Overview of energy for road transport

Battery electric vehicles (BEVs) store energy in lithium ion batteries.  The electric motor produces no carbon emissions and is about three times as efficient as an internal combustion engine (ICE).  Instead of filling your petrol tank, you charge up the batteries from the mains.  The benefits of transitioning from ICEs to BEVs will only accrue if we are able to switch from fossil fuel electrical generation to other methods.  The only feasible medium term substitute is nuclear power.  This argument also applies, of course, in the wider energy context.  Longer term views might forsee a reduced overall energy demand with a significant contribution from renewables.  If nuclear fusion became practical it could provide limitless power.

Electric road vehicles – current technology

Although vans, lorries and buses can be electric-powered, I’ll concentrate on cars.  There is a spectrum of technologies.  Here are some broad categories:

1. Conventional  ICE cars.  Typically 20% efficient. 

2. Hybrid electric vehicles (HEVs)  (eg Toyota Prius)  Have an ICE and a battery-powered    electric    motor.  Slightly better efficiency than 1 above.

3. Plug-in hybrid electric vehicles (PHEVs).  (eg Toyota Prius Plus) Have an ICE and a battery-powered electric motor.  The battery can be charged by plugging it in to the mains supply.  Better efficiency than 2 above.

4. BEVs  (eg G-Wiz, Peugeot iOn, Nissan Leaf).  Electric motor powered by lithium ion batteries.  No ICE.  Might incorprate additional energy-saving features (eg regenerative braking)  Can be around 60% efficient.



Batteries in PHEVs and BEVs can be re-charged at home, although this is easier in a garage than on-street.  There are publically accessible charging points around the country, but few in Wiltshire so far.  (can be free or commercial)  Here are some examples of charging points. Battery charging takes time (several hours for a full re-charge, little as half an hour for a quick “top-up”)  

“Battery swapping” is being developed.  Lithium ion batteries are large and heavy, so this needs lifting gear.  If batteries become standardised battery-swapping stations might become a possibility.

Advantages of BEVs 

1          No carbon emissions (at vehicle)

2          No other pollutants

3          Lower running costs

Current problems of BEVs                            

1          Limited range – typically 80-100 miles.
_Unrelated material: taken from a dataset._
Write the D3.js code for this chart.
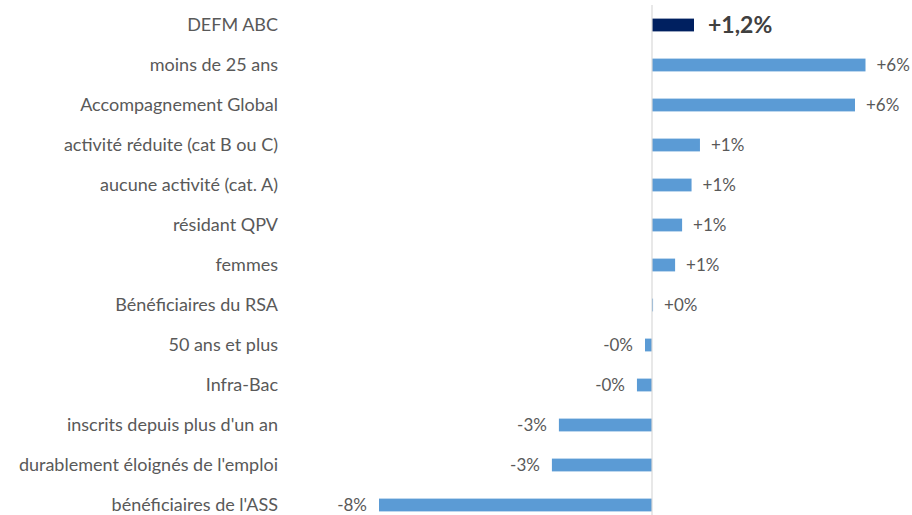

2          Long battery  re-charge time (several hours).

3          High capital cost. Nissan Leaf - £30,000 (but £5,000 grant available)

Click here to find out what it's like to drive a BEV

Future prospects 

Range will increase as batteries improve.  Re-charging time will decrease significantly.  Introduction of “battery swapping” technology might remove need for re-charging at home or in parking bays.

What can we do now? 

So far Wiltshire has been excluded from the national charging network.  Marlborough could take the lead and begin installing charging sites in the town centre.  This would put us on the Eco-tourist map and enable businesses to reduce their carbon emissions.


This article was written by John Yates.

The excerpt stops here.